Guest editors: Maria Cristina Correia Leandro Pereira (Universidade de São Paulo, Brasil)

Sylvie Joye (Université de Lorraine, França)

Deadline for submissions: April 30, 2024

The computer tools developed over the last decades have been changing the way we think about and produce historical knowledge, and studies of ancient societies bear exemplary witness to this. Manuscripts that were once inaccessible are now available with just a few clicks; documentary editions, once impossible to find in Brazilian libraries, are now made available for download on specialized websites; even cutting-edge bibliographical productions, often restricted to a very selective circle of publications, can now be found on file-sharing platforms fueled by the authors themselves.

The special issue Connected History: Digital Innovations in the Production of Historical Knowledge is placed within this scenario of profound transformations. The goal is to bring together initiatives that are not limited to the use of computers as mere research aids, but that instead utilize them to expand the horizons of knowledge about the historical objects under analysis.

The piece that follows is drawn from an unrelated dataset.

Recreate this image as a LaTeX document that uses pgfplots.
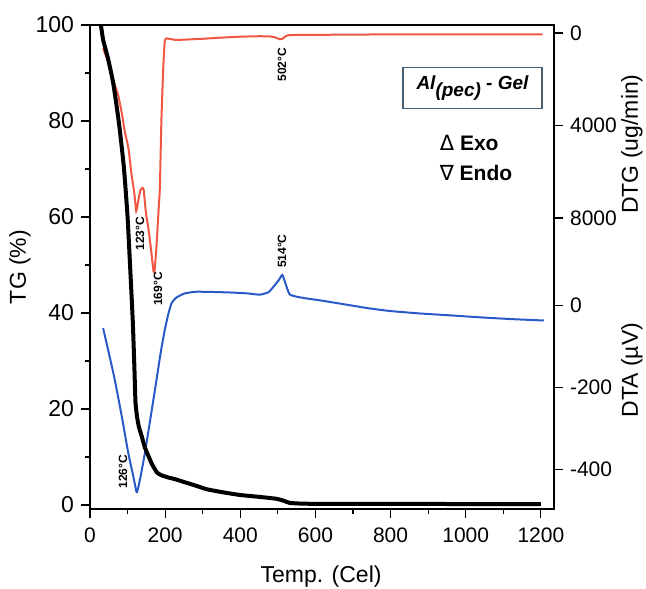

We welcome contributions that address digital theoretical topics, reports of computer projects (such as those aimed at managing and dealing with large volumes of data), research that has used and/or developed specific technological resources to deal with the particularities of a specific type of document (e.g., iconographic or archaeological), digital initiatives in the field of history teaching at all school levels (from elementary schools to higher education), or any other subject of interest to historians using digital methods.

Therefore, this call for papers seeks to gather researchers and projects that are exploring the possibilities offered by computer tools to deepen historical knowledge, creating a space for debate and idea-sharing that promotes innovation and advancement in the field of historical studies. We believe that the intelligent use of digital technologies can offer new perspectives, methods, and approaches to understand and interpret the past, thus enriching our understanding of ancient societies and their connections to the present.

Slavery, Everyday life, and Dynamics of Miscegenation in the Iberian World (16th-18th Centuries):
Spaces, Mobility, Agreements and Conflicts

Guest editors: Eduardo Corona Pérez (Universidad de Sevilla, Espanha)

Javier Fernández Martín (Universidad de Sevilla, Espanha)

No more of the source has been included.